Rebuilding ahead of schedule Blue Jays: The acquisition of Roger Clemens sends a signal that Toronto has returned to prominence.

Around the AL East

February 25, 1997|By PETER SCHMUCK | PETER SCHMUCK,SUN STAFF

DUNEDIN, Fla. -- The American League East race has been missing something the past few years. The Toronto Blue Jays have been watching from the sidelines while the three East Coast contenders passed around the postseason berths and enjoyed a welcome break from a decade of stiff Canadian competition.

Not anymore.

The Blue Jays are back and the rest of the division had better take notice before somebody spirits another division title north of the border. Their return to prominence -- fueled by an unexpected off-season rebuilding effort -- could make the AL East the most exciting race in baseball.

"If it shapes up the way it looks on paper," Blue Jays pitcher Roger Clemens said the other day, "the fans should win."

The fans in Toronto already have won. The decision by Blue Jays ownership to re-open the vault and spend big money over the winter allowed the club to lure Clemens away from the Boston Red Sox and into a starting rotation that already includes 1996 Cy Young Award winner Pat Hentgen and 1996 ERA champion Juan Guzman.

There still are some holes to fill on the major-league roster, but the Blue Jays have the wherewithal to make a legitimate run at the Orioles and New York Yankees.

No one figured the Jays for a big off-season player after two years of downsizing left them a shell of the team that won back-to-back World Series in 1992 and 1993. They seemed content to develop some of their good young talent and wait to grow into a contender in 1998 or 1999.

Everything changed when general manager Gord Ash pulled off a major deal with the Pittsburgh Pirates to acquire power-hitting outfielder Orlando Merced, middle infielder Carlos Garcia and reliever Dan Plesac.

Perhaps if the Pirates had not been so willing to dump all their veteran players over the winter, the Blue Jays would have stayed with their less-drastic rebuilding program, but the deal created the momentum that made it possible to sign free-agent catcher Benito Santiago and then Clemens.

"Getting those first four or five players was like Christmas," said veteran outfielder Joe Carter, one of the few big-name holdovers from the 1993 World Series championship club. "Roger was just icing on the cake. Just his presence makes a difference. He commands respect. That gives you renewed hope.

"We don't need to talk about what needs to be done anymore. Gord Ash and [club president] Paul Beeston did all the talking this winter."

So, what changed? The Blue Jays were clearly bent on budget-cutting after a disappointing 1994 season. There was talk that the club would be sold and it seemed apparent that the front office was streamlining the once-massive payroll to prepare for that eventuality.
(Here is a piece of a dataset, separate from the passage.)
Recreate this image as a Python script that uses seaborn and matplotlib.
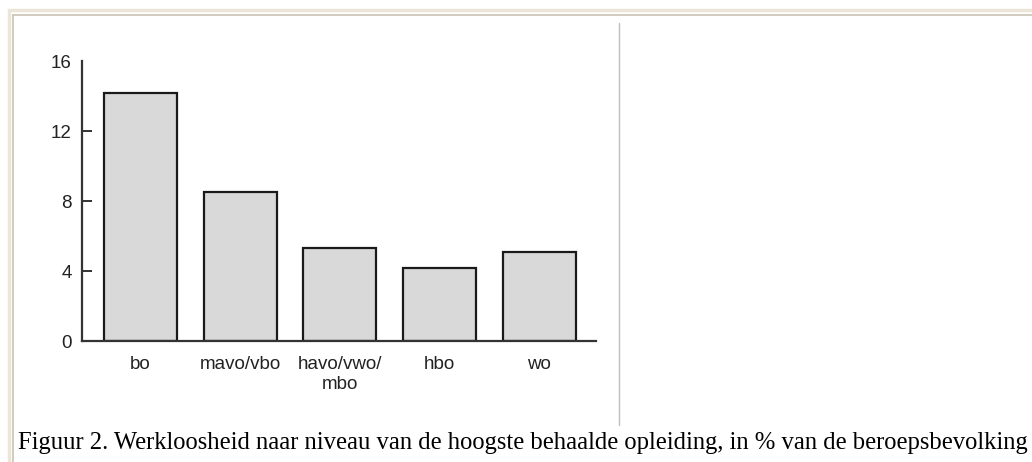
"""
Werkloosheid naar opleidingsniveau - staafdiagram (Figuur 2)
"""

import pandas as pd
import matplotlib.pyplot as plt
import seaborn as sns
from matplotlib.lines import Line2D

# Data
categories = ['bo', 'mavo/vbo', 'havo/vwo/\nmbo', 'hbo', 'wo']
werkloosheid = [14.2, 8.5, 5.3, 4.15, 5.1]
y_ticks = [0, 4, 8, 12, 16]
y_marks = [4, 8, 12]
caption = ('Figuur 2. Werkloosheid naar niveau van de hoogste behaalde opleiding, '
           'in % van de beroepsbevolking')

df = pd.DataFrame({'opleiding': categories, 'pct': werkloosheid})

sns.set_style('white')
plt.rcParams['font.family'] = ['Liberation Sans', 'DejaVu Sans']

fig = plt.figure(figsize=(10.32, 4.62), dpi=100)
ax = fig.add_axes([82 / 1032, 1 - 341 / 462, 514 / 1032, 280 / 462])

sns.barplot(data=df, x='opleiding', y='pct', color='#d9d9d9',
            edgecolor='#1a1a1a', linewidth=1.6, width=0.73, saturation=1, ax=ax)

ax.set_xlim(-0.587, 4.57)
ax.set_ylim(0, 16)
ax.set_yticks(y_ticks)
ax.set_yticks(y_marks, minor=True)
ax.yaxis.remove_overlapping_locs = False
ax.set_xlabel('')
ax.set_ylabel('')

for side in ['top', 'right']:
    ax.spines[side].set_visible(False)
for side in ['left', 'bottom']:
    ax.spines[side].set_color('#333333')
    ax.spines[side].set_linewidth(1.6)

# labels via major ticks (geen streepjes), streepjes via minor ticks
ax.tick_params(axis='y', which='major', length=0, labelsize=13.5, pad=7.5,
               labelcolor='#222222', left=True)
ax.tick_params(axis='y', which='minor', direction='in', length=7, width=1.4,
               color='#333333', left=True)
ax.tick_params(axis='x', length=0, labelsize=13.5, pad=11, labelcolor='#222222')

# kader van de pagina
fig.add_artist(Line2D([9 / 1032, 1], [1 - 10 / 462] * 2, color='#ebe6d8', lw=2.5,
                      transform=fig.transFigure))
fig.add_artist(Line2D([13 / 1032, 1], [1 - 15 / 462] * 2, color='#c9c4b4', lw=1.2,
                      transform=fig.transFigure))
fig.add_artist(Line2D([9 / 1032] * 2, [0, 1 - 10 / 462], color='#ebe6d8', lw=2.5,
                      transform=fig.transFigure))
fig.add_artist(Line2D([13 / 1032] * 2, [0, 1 - 15 / 462], color='#c9c4b4', lw=1.2,
                      transform=fig.transFigure))
# scheidingslijn
fig.add_artist(Line2D([619 / 1032] * 2, [1 - 425 / 462, 1 - 23 / 462], color='#bfbfbf',
                      lw=1.0, transform=fig.transFigure))

fig.text(18 / 1032, 1 - 443 / 462, caption, family=['Liberation Serif', 'DejaVu Serif'],
         fontsize=17.7, va='center', ha='left', color='black')

fig.savefig('out.png', dpi=100)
Beeston says that isn't exactly the way it happened.

"We were forced into that situation by people leaving," he said. "We regrouped at that time, but Gordy went out and got Erik Hanson and Charlie O'Brien [before last season]. The idea in 1997 was that we'd try to improve ourselves some more."

Clemens signed a three-year contract that made him the highest-paid pitcher ($8.25 million per year) in the history of baseball, but he almost certainly would not have signed with the Blue Jays if they had not already given a strong indication that they could compete in 1997.

Manager Cito Gaston couldn't believe his good fortune. He has had to suffer through the painful decline of his once-intimidating team, and figured to struggle through at least one more year of reconstruction.

"When we made that [Pittsburgh] deal, that was great," he said. "Then we got Santiago, and Roger was a big bonus. I didn't have any idea we had that kind of money to spend. I remember the day Roger signed, Joe [Carter] called me and he was really excited. When you've got a chance to win, you've got to be excited."

The Blue Jays' starting rotation appears to be in great shape, with Hanson following the big three, and several promising youngsters competing for the fifth spot. The bullpen situation is less certain -- a couple of middle relievers are coming off arm injuries -- but Mike Timlin has emerged as a front-line closer.

The offensive lineup should be more productive than last year. Merced is a solid run-producer who could drive in 100 runs if he can stay healthy.

The club traded first baseman John Olerud over the winter, but the move opened up first base to Carter or Carlos Delgado, which in turn should create more playing time in the outfield for promising Shawn Green and Jacob Brumfield.

Ash, finally in position to emerge from the giant shadow of mentor Pat Gillick, believed that the Jays had done enough to compete even before they won the bidding for Clemens.